Titles - Studying the titles of your most successful posts helps improve future headlines.

Where Traffic Is Coming From - Like with anything on the web, finding out where people are coming from helps your marketing. Find what's worked and double down on it.

Ongoing Traffic - If an old post is still doing well, it's an evergreen for you - return to it. Updating it or writing a Part 2 can give you great results.

Effort vs. Results - You’ll remember which posts took more time to do. Writing articles takes time, so you've got to be efficient with your workday. Judge the value of writing an article on the time spent AND success metrics together. Your #5 post that took a while is not nearly as valuable as your #6 post that you dashed off quickly.

In short, your analytics aren't just numbers - they're a map to: improved strategy, better use of your time, stronger audience connection, and better hitting your goals with the blog.
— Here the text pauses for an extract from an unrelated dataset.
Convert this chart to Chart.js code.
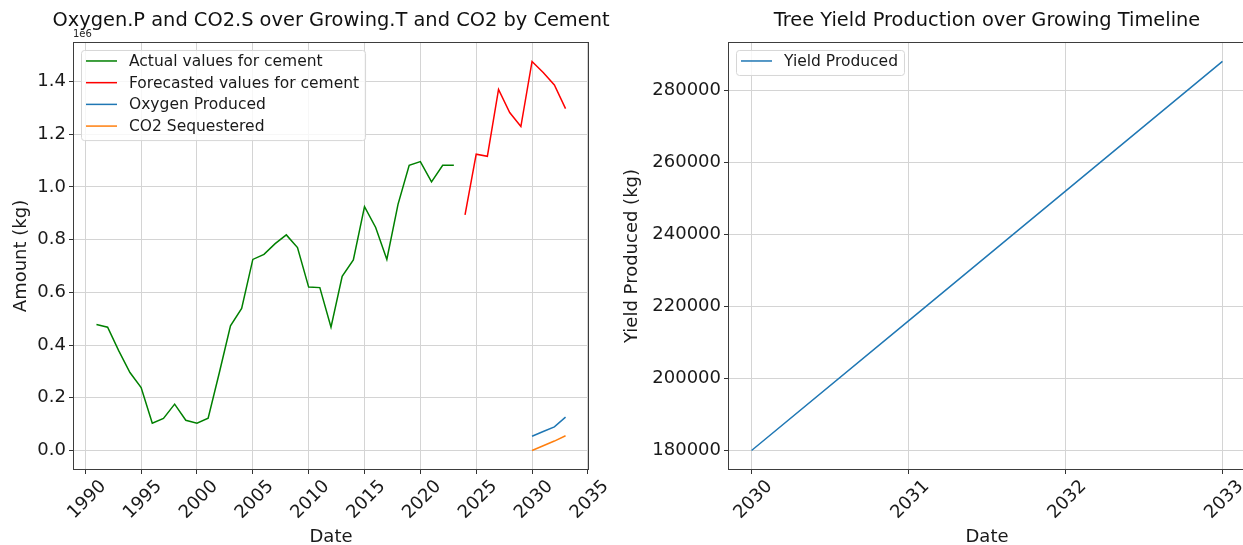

Maybe this goes without saying, but looking at your prior posts and which have been relatively for successful tells you what to write more of. If posts with Top 10 lists are killing it, then make sure to write some more of those.


Plannedscape Top 10

Here are our most popular articles in order:

1) 5 Gripes - Surprising performance for a cranky old man article.
2) Web Design Ultra-Wide Screens - Covered a topic we really haven't seen mentioned that much for web design.
3) Worker Attributes - Silly idea that's actually smart (and a little insulting to dumber workers)
4) Lifespan of Programming Languages - Researched compendium about various coding languages, took a lot of time.
5) McDonalds & A.I. - My quick take on basically a news item.
6) PDL & Pseudocode - A subject I'm passionate about. Also, an older article, so more time to accumulate hits.
7) Non-Google Search Engines - This one's a headscratcher; others must have written about this, too.
8) Is Technology Making Us Stupid - One I'm really proud of. Unusual topic, a little silly and took a long time.
9) Free AutoCAD Resources - My AutoCAD content is more niche and this is a helpful list.
10) Making A Music Artist Website - One that I've got experience with and perhaps good linkbacks from music sites.



What Do Our Stats Tell Us

A quick look at how many Top 10 appearances our blog's categories tells us this much off the top of the bat:

Web 3
Programming 2
General 2
Autocad 1
AI 1
Business 1
Security/IT 0
Marketing/Advertising 0
Social Media 0
Pop Culture 0


That's only a 10-article sample size but I've looked further with other database queries. What's I've learned in general is that our content for programmers does better than I'd expected and my favorite type, the pop culture silliness, doesn't do as well.

Some of the longer articles have done better than I thought. Length of post doesn't seem to really impact the readership.



The Takeaway

Not looking at your web or blog stats is a totally unforced error. If you're serious about your job or your website or your writing, whatever your endeavor is, you've got to do at least a little homework.

It's also important for a blog - just as with any social media account or marketing effort - to have a goal. I mean a specific goal, not some vague idea about "success." Goals can be numbers of eyeballs, client leads, clicks, comments, shares, whatever.

Once you've got a goal you can use your statistics to judge if it's worth it, what strategies to double down on, and what tactics to abandon.